Risks are inherent within project management, and understanding how to properly assess your project’s risk can be the determining factor in its success or failure.

Additionally, failure to monitor, analyze, and mitigate risks in an effective manner results in an untrustworthy appearance to stakeholders. However, you can make assessing your project’s risk simple by following these five steps.

Step 1: Identify Your Project’s Risks.

Depending on your industry, such as oil and gas or constructions, you will need to identify any and all potential risks to your project. However, some risks may appear to be non-existent. For example, you may need to account for risks due to poor public perception of your oil-drilling project. Alternatively, you may need to identify risks due to heated political zones.

Step 2: Prioritize Risk by Impact.

After you have successfully identified all risks, determine the confidence level for each risk. Prioritize your list of potential risks by those with the greatest chance for impact. This will ensure you devote appropriate resources to the management of such risks.

Step 3: Assign Ownership of Your Project’s Risk.

Some risks may be outside of the scope of your responsibilities as project manager. However, members of your project management team may be able to assist with addressing each risk. For each risk, assign ownership to one or more of your project team members.

You may also need to assign some risks to executive-level management to address. For example, you may need to assign risks in funding resources to executive-level management or your program manager. This will ensure you do not become overwhelmed by factors outside of your control.

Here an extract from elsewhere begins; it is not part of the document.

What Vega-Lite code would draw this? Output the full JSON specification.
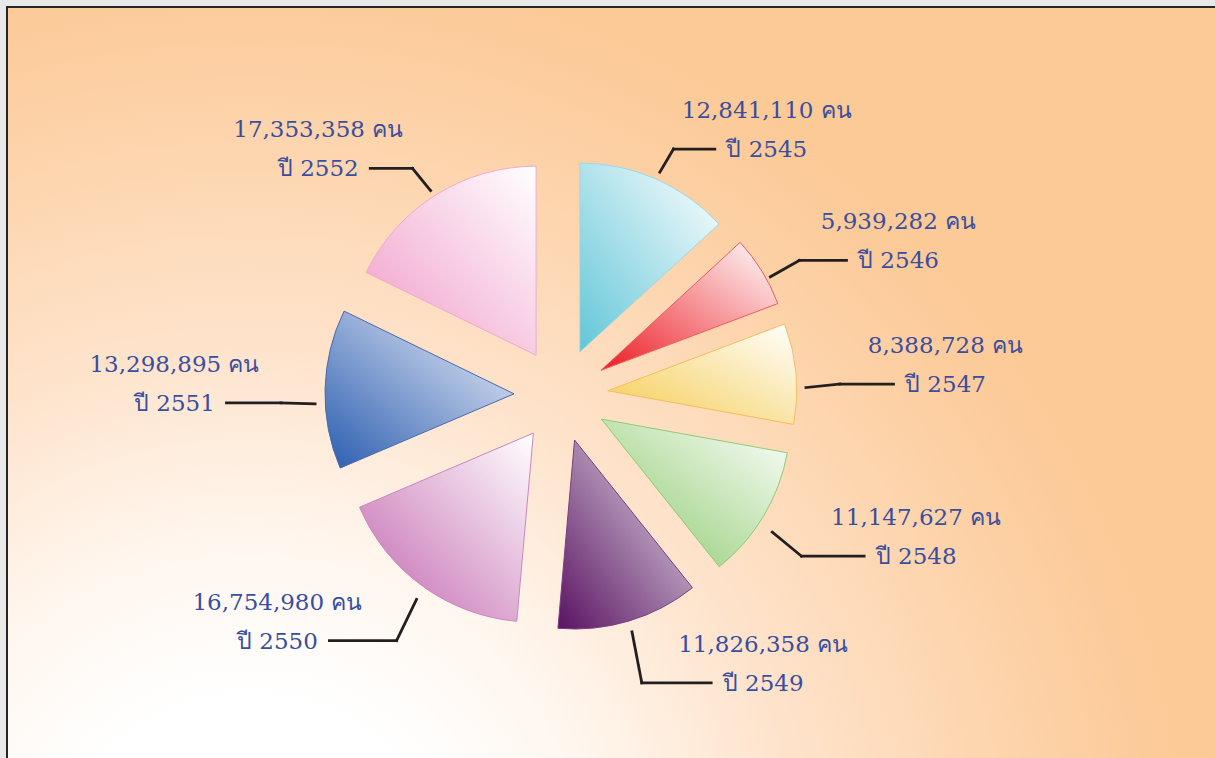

Step 4: Implement Decisions to Mitigate Risk.

Since each risk relies on previous experience for estimating the possible impact of the risk, you will need to implement evidence-based decisions to minimize risk impact.

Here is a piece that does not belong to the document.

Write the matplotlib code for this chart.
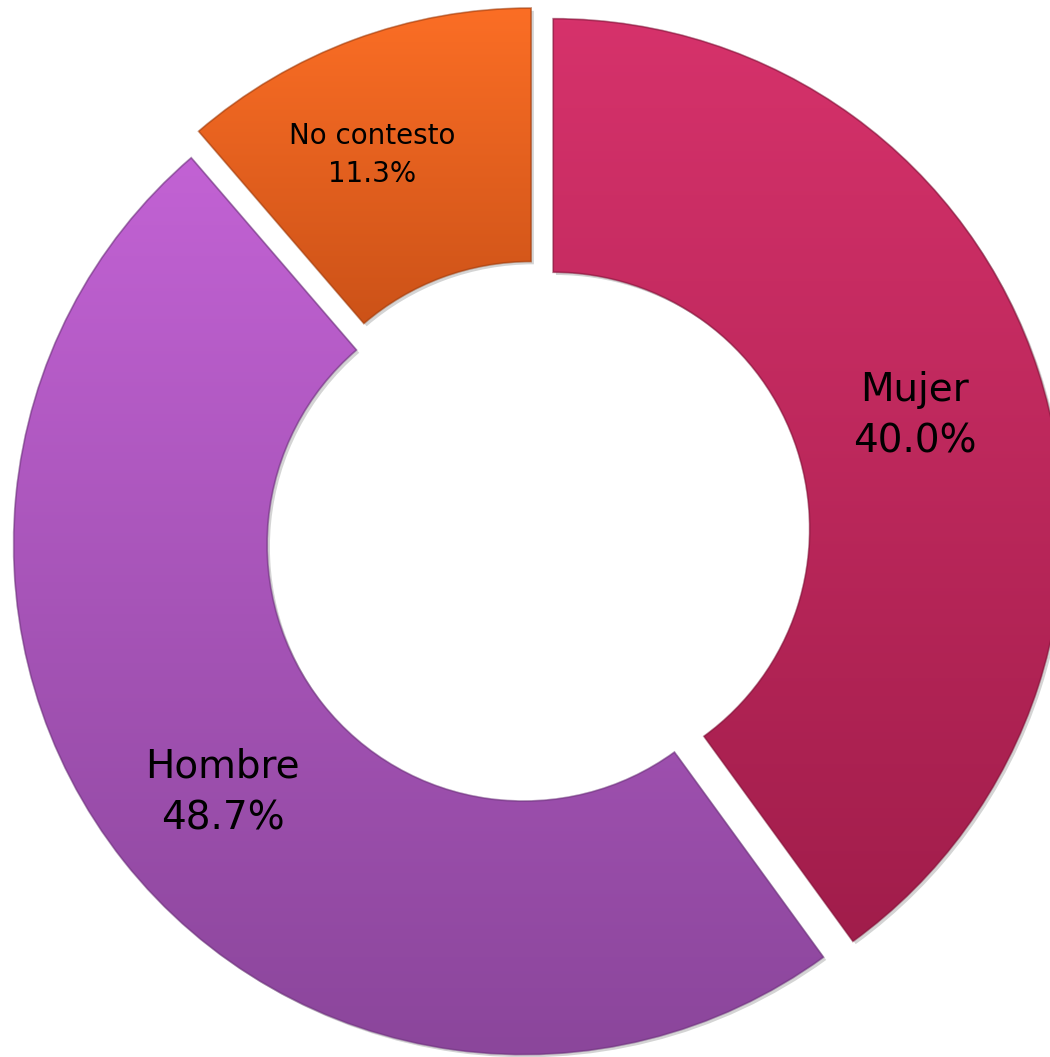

Furthermore, your decisions must reflect differing degrees of impact scenarios. For example, how will your decision evolve if an event occurs? Will your decision need to remain the same or change to meet changing environments and risk factors?

Step 5: Re-evaluate Risks For Changes.

After implementation of a risk management program, you will need to re-evaluate your project for risk. This equates to checking your work for possible errors. You should review all risk processes and make any necessary changes to mitigate new influences and risks. Furthermore, you will need to re-evaluate risks throughout the duration of your project.

If you believe your project lacks any possible risks, you have missed something in your risk analysis. Risks will be always present, and some risks may not appear until you have completed these five steps. By fully analyzing and mitigating project risk, you can improve your successful completion chances and rates, which will benefit your reputation, your company, and your project management team.

Key Things to Remember

  • Identify all possible risks before attempting to mitigate any risks.
  • Analyze the confidence levels of each risk, and prioritize them accordingly.
  • Assign ownership and responsibility to each risk.
  • Use past experiences in devising strategies to mitigate risk.
  • Re-evaluate your project for risks frequently and routinely.